Beyond these resources, the company's resources include landing rights, which are not only valuable but provide the basis for the airline's business model. The fleet is also an asset that must be taken into consideration. The staff and its culture are strong resources that Southwest has utilized extensively to gain competitive advantage, and it appears that these are competitive advantages that are sustainable, having been in place for four decades without the competition being able to match them.
Financials
Southwest earns lower profit margins than its industry peers, as part of its discount pricing strategy that seeks to combine low prices with high volumes. Its gross margin is 17%, compared with an industry average of 24%, for example. By comparison to other airlines, however, Southwest has a healthy balance sheet. Its debt/equity ratio is 0.55, compared with an industry average of 1.42. While most legacy carriers have been forced to reorganize under Chapter 11 in recent years, Southwest has had no such need. That said, the company's current ratio is a little bit tighter than that of the industry in general, probably in part due to the cash component of the AirTran deal. Southwest has slow receivables and inventory turnover ratios, but does well on a revenue per employee basis, due to the high level of efficiency that the company has. Its returns on equity, assets and capital are positive, but significantly below the industry averages (MSN Moneycentral, 2012). It should be noted that the past year was relatively good for the airline industry. In general, in good years other firms in the industry perform better while in down years Southwest tends to outperform.

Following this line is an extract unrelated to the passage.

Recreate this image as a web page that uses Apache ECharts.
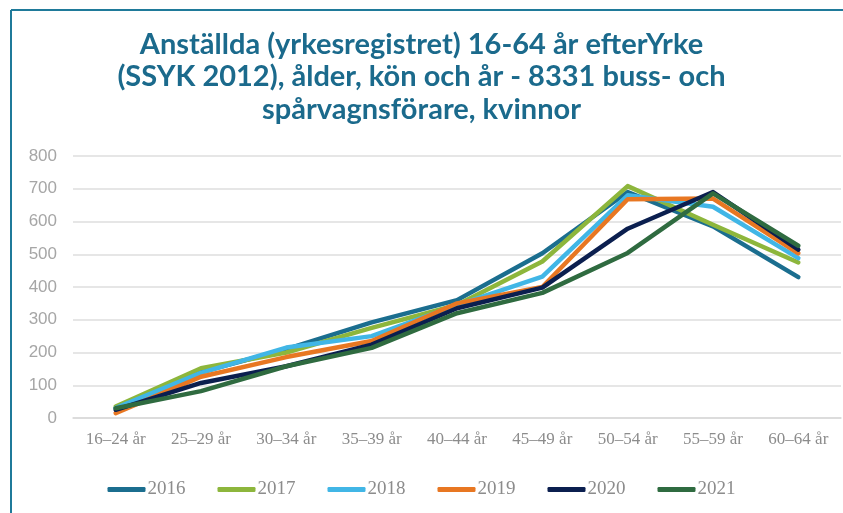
<!DOCTYPE html>
<html>
<head>
<meta charset="utf-8">
<script src="https://cdn.jsdelivr.net/npm/echarts@6/dist/echarts.min.js"></script>
<style>
  html, body { margin: 0; padding: 0; background: #fff; }
  #chart { width: 843px; height: 513px; }
</style>
</head>
<body>
<div id="chart"></div>
<script>
// åldersgrupper
const categories = ['16–24 år', '25–29 år', '30–34 år', '35–39 år', '40–44 år', '45–49 år', '50–54 år', '55–59 år', '60–64 år'];
const years = ['2016', '2017', '2018', '2019', '2020', '2021'];
const colors = ['#1b6e8f', '#8db63c', '#41b6e6', '#e87722', '#0b1f4f', '#2f6b40'];

// anställda per år
const v2016 = [30, 140, 210, 292, 360, 503, 690, 585, 430];
const v2017 = [35, 152, 200, 275, 345, 478, 708, 590, 475];
const v2018 = [30, 138, 215, 250, 345, 432, 680, 645, 488];
const v2019 = [15, 126, 186, 235, 350, 400, 668, 670, 503];
const v2020 = [25, 107, 158, 224, 335, 398, 578, 690, 514];
const v2021 = [30, 82, 158, 214, 320, 382, 504, 686, 526];
const values = [v2016, v2017, v2018, v2019, v2020, v2021];

const yTicks = [0, 800, 100]; // min, max, steg

const chart = echarts.init(document.getElementById('chart'));

const series = years.map((y, i) => ({
  name: y,
  type: 'line',
  data: values[i],
  symbol: 'none',
  lineStyle: { width: 4.5, color: colors[i], cap: 'round', join: 'round' },
  itemStyle: { color: colors[i] }
}));

const option = {
  animation: false,
  title: {
    text: 'Anställda (yrkesregistret) 16-64 år efterYrke\n(SSYK 2012), ålder, kön och år - 8331 buss- och\nspårvagnsförare, kvinnor',
    left: 'center',
    top: 23,
    textStyle: {
      fontFamily: 'Lato',
      fontWeight: 'bold',
      fontSize: 29,
      lineHeight: 32.5,
      color: '#1b6a8c'
    }
  },
  graphic: [
    { type: 'line', shape: { x1: 11, y1: 10, x2: 843, y2: 10 }, style: { stroke: '#1f7a9a', lineWidth: 2 } },
    { type: 'line', shape: { x1: 11, y1: 10, x2: 11, y2: 513 }, style: { stroke: '#1f7a9a', lineWidth: 2 } }
  ],
  legend: {
    data: years,
    bottom: 9,
    left: 'center',
    icon: 'roundRect',
    itemWidth: 38,
    itemHeight: 5,
    itemGap: 32,
    textStyle: { fontFamily: 'Liberation Serif', fontSize: 19, color: '#8c8c8c', padding: [0, 0, 0, -3] }
  },
  grid: { left: 73, right: 2, top: 156, bottom: 95 },
  xAxis: {
    type: 'category',
    data: categories,
    boundaryGap: true,
    axisLine: { lineStyle: { color: '#d9d9d9', width: 1.5 } },
    axisTick: { show: false },
    axisLabel: { interval: 0, fontFamily: 'Liberation Serif', fontSize: 17, color: '#8c8c8c', margin: 13 }
  },
  yAxis: {
    type: 'value',
    min: yTicks[0],
    max: yTicks[1],
    interval: yTicks[2],
    axisLine: { show: false },
    axisTick: { show: false },
    splitLine: { lineStyle: { color: '#dedede', width: 1.5 } },
    axisLabel: { fontFamily: 'Liberation Sans', fontSize: 17, color: '#a6a6a6', margin: 16 }
  },
  series: series
};

chart.setOption(option);
</script>
</body>
</html>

Overall, it is this stability that is the key to the financials of Southwest. The company is not nearly as volatile as the industry as a whole, having recorded steady profits and paid steady dividends. While the company is susceptible to changes in the external environment, it is definitely the case that Southwest has relatively healthy -- if unspectacular -- finances.
Competitive Advantages/Distinctive Competencies
These are the strengths from the SWOT section. The key in business is to create sustainable competitive advantage, because those are difficult for competitors to emulate. Southwest has a few of those, including its leadership, its culture and the reputation of its brand. The legacy carriers have been unable to match the corporate culture or leadership of Southwest, nor have they been able to match what that culture and leadership brings to the organization -- tight cost controls, lower turnover, higher staff and customer satisfaction and a more stable client base. The culture and the leadership are also built into the brand, which resonates strongly with the customers. Indeed, just adding the Southwest brand to AirTran flights is likely to increase traffic volume on those flights. There are indications that JetBlue -- founded by a team of people who spent time at Southwest -- has been able to implement many of these same competitive advantages. However, that other airlines have been unable to do so after forty years indicates that they are mostly sustainable, and certainly that the Southwest brand is itself a source of sustainable competitive advantage.